Material:
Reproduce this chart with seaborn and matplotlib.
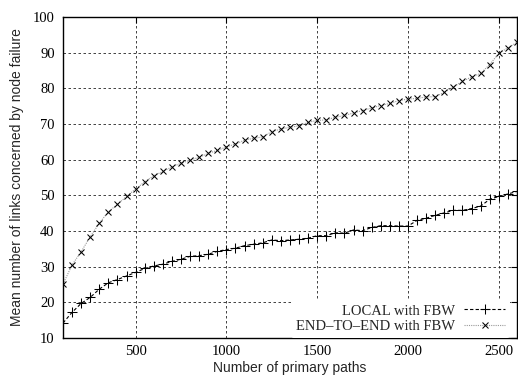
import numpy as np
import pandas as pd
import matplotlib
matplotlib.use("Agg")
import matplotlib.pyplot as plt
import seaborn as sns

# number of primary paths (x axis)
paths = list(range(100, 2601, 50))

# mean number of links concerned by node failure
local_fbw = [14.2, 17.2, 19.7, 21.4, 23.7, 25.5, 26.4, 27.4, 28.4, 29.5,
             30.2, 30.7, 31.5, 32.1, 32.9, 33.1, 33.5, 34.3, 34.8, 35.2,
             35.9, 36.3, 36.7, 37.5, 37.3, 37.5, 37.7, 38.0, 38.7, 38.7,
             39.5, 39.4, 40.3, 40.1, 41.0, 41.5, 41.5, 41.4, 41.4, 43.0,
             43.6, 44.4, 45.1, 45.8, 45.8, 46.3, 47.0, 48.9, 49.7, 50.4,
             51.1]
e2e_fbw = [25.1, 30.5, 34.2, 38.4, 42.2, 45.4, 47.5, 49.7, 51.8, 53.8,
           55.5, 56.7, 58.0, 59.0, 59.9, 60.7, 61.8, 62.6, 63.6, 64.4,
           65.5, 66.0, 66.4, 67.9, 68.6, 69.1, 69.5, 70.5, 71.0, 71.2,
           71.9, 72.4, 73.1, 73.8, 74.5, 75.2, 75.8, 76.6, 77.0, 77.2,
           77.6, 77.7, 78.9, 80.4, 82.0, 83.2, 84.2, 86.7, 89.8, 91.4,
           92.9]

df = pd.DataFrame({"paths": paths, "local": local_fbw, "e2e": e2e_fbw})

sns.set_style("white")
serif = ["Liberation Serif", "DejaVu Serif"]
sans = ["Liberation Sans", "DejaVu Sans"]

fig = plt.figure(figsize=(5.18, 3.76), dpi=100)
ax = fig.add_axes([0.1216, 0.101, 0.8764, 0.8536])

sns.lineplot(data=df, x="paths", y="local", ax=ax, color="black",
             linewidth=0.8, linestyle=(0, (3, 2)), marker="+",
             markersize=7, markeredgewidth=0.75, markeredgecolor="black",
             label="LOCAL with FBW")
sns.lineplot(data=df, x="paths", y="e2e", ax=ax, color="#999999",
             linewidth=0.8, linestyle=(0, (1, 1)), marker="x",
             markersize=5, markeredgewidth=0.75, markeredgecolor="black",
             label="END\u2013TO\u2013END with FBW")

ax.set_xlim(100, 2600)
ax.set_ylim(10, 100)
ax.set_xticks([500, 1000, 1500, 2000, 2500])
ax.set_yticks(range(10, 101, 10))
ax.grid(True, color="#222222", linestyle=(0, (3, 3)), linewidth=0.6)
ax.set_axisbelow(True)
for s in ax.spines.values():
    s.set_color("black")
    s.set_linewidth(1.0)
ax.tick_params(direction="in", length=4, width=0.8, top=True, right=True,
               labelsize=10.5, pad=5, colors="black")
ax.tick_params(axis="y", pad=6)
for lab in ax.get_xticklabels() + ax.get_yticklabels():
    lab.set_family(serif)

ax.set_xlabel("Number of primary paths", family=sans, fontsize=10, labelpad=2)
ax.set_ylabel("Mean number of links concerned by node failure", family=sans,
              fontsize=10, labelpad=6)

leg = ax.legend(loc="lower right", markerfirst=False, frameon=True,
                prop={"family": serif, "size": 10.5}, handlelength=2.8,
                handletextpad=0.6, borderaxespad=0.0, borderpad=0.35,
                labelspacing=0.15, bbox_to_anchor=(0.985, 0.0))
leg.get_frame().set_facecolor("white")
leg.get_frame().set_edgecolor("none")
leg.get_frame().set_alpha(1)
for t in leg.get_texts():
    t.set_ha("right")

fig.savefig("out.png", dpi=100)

Stated problem:
Go through the data above and transcribe it in full, omitting any image.

Output of the task:
Reproduce this chart with seaborn and matplotlib.
import numpy as np
import pandas as pd
import matplotlib
matplotlib.use("Agg")
import matplotlib.pyplot as plt
import seaborn as sns

# number of primary paths (x axis)
paths = list(range(100, 2601, 50))

# mean number of links concerned by node failure
local_fbw = [14.2, 17.2, 19.7, 21.4, 23.7, 25.5, 26.4, 27.4, 28.4, 29.5,
             30.2, 30.7, 31.5, 32.1, 32.9, 33.1, 33.5, 34.3, 34.8, 35.2,
             35.9, 36.3, 36.7, 37.5, 37.3, 37.5, 37.7, 38.0, 38.7, 38.7,
             39.5, 39.4, 40.3, 40.1, 41.0, 41.5, 41.5, 41.4, 41.4, 43.0,
             43.6, 44.4, 45.1, 45.8, 45.8, 46.3, 47.0, 48.9, 49.7, 50.4,
             51.1]
e2e_fbw = [25.1, 30.5, 34.2, 38.4, 42.2, 45.4, 47.5, 49.7, 51.8, 53.8,
           55.5, 56.7, 58.0, 59.0, 59.9, 60.7, 61.8, 62.6, 63.6, 64.4,
           65.5, 66.0, 66.4, 67.9, 68.6, 69.1, 69.5, 70.5, 71.0, 71.2,
           71.9, 72.4, 73.1, 73.8, 74.5, 75.2, 75.8, 76.6, 77.0, 77.2,
           77.6, 77.7, 78.9, 80.4, 82.0, 83.2, 84.2, 86.7, 89.8, 91.4,
           92.9]

df = pd.DataFrame({"paths": paths, "local": local_fbw, "e2e": e2e_fbw})

sns.set_style("white")
serif = ["Liberation Serif", "DejaVu Serif"]
sans = ["Liberation Sans", "DejaVu Sans"]

fig = plt.figure(figsize=(5.18, 3.76), dpi=100)
ax = fig.add_axes([0.1216, 0.101, 0.8764, 0.8536])

sns.lineplot(data=df, x="paths", y="local", ax=ax, color="black",
             linewidth=0.8, linestyle=(0, (3, 2)), marker="+",
             markersize=7, markeredgewidth=0.75, markeredgecolor="black",
             label="LOCAL with FBW")
sns.lineplot(data=df, x="paths", y="e2e", ax=ax, color="#999999",
             linewidth=0.8, linestyle=(0, (1, 1)), marker="x",
             markersize=5, markeredgewidth=0.75, markeredgecolor="black",
             label="END\u2013TO\u2013END with FBW")

ax.set_xlim(100, 2600)
ax.set_ylim(10, 100)
ax.set_xticks([500, 1000, 1500, 2000, 2500])
ax.set_yticks(range(10, 101, 10))
ax.grid(True, color="#222222", linestyle=(0, (3, 3)), linewidth=0.6)
ax.set_axisbelow(True)
for s in ax.spines.values():
    s.set_color("black")
    s.set_linewidth(1.0)
ax.tick_params(direction="in", length=4, width=0.8, top=True, right=True,
               labelsize=10.5, pad=5, colors="black")
ax.tick_params(axis="y", pad=6)
for lab in ax.get_xticklabels() + ax.get_yticklabels():
    lab.set_family(serif)

ax.set_xlabel("Number of primary paths", family=sans, fontsize=10, labelpad=2)
ax.set_ylabel("Mean number of links concerned by node failure", family=sans,
              fontsize=10, labelpad=6)

leg = ax.legend(loc="lower right", markerfirst=False, frameon=True,
                prop={"family": serif, "size": 10.5}, handlelength=2.8,
                handletextpad=0.6, borderaxespad=0.0, borderpad=0.35,
                labelspacing=0.15, bbox_to_anchor=(0.985, 0.0))
leg.get_frame().set_facecolor("white")
leg.get_frame().set_edgecolor("none")
leg.get_frame().set_alpha(1)
for t in leg.get_texts():
    t.set_ha("right")

fig.savefig("out.png", dpi=100)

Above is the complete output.